Part Two addresses organisational information behaviour. (I reviewed a book on this subject recently). There have been many models of information behaviour, of which Professor Choo selects those by Carol Kuhlthau, Brenda Dervin and Tom Wilson to examine in considerable detail. I cannot emphasis how important I regard an understanding of information behaviours to the delivery of satisfactory information and knowledge management services. There is also a consideration of Robert Taylor’s work on a taxonomy of information use, an approach which I have found very useful in building use cases for intranets. In this section of the book Professor Choo builds on his 2013 paper referred to above and the later paper by Thasi Elaine Vick. He presents an integrated model of organisational information behaviour based on information needs, information seeking and information use. There is also a chapter in internet epistemology that at first did not seem to fit with the rest of the book but several readings later I now understand why it was included.

This book is very well structured, both in the overall journey towards the final chapter on The Inquiring Organisation but also the introduction that sets the scene and thoughtful codas at the end of each chapter than pull together lessons learned ready for the continuance of the journey in the next chapter. There is a very well selected bibliography and a good index.

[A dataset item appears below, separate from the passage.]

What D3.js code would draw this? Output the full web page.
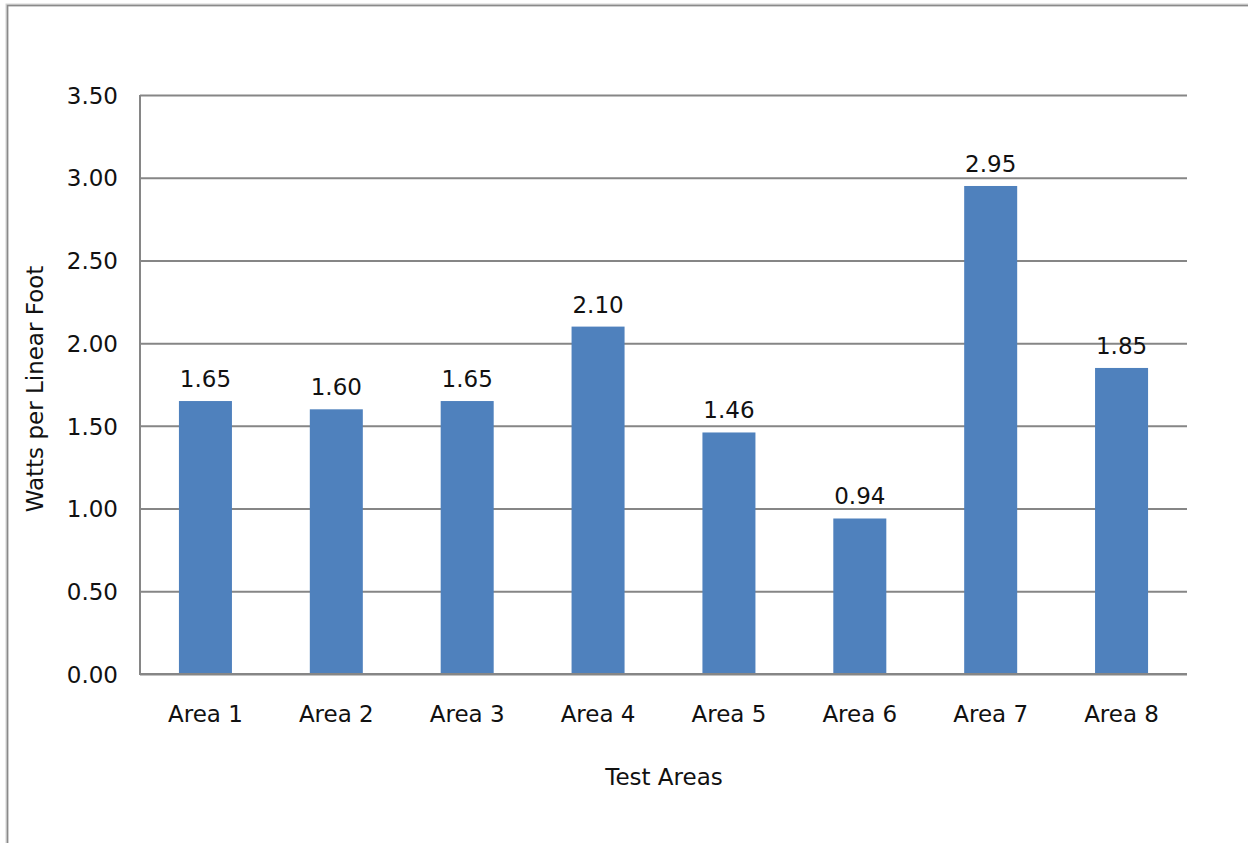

Professor Choo’s book rewards careful reading, because the evidence he presents and the insights he gives will provide you with an invaluable set of lenses with which to view aspects of information and knowledge management. In much of his writing his initial training in engineering comes through, with a very grounded approach to the analysis ofthe case studies and a sure understanding of how organisations work. In many respects he presents a unifying theory of information and knowledge management, and I would suggest that the KM community would do well to consider what Professor Choo has to say. After all the root of the word ‘epistemology’ is the Greek word epistēmē, meaning “knowledge”. It may take you nine weeks to read and consider the nine chapters but at the end I am certain you will say to yourself “Now I understand”. The benefits to both you personally and to your organisation will be significant and long lasting.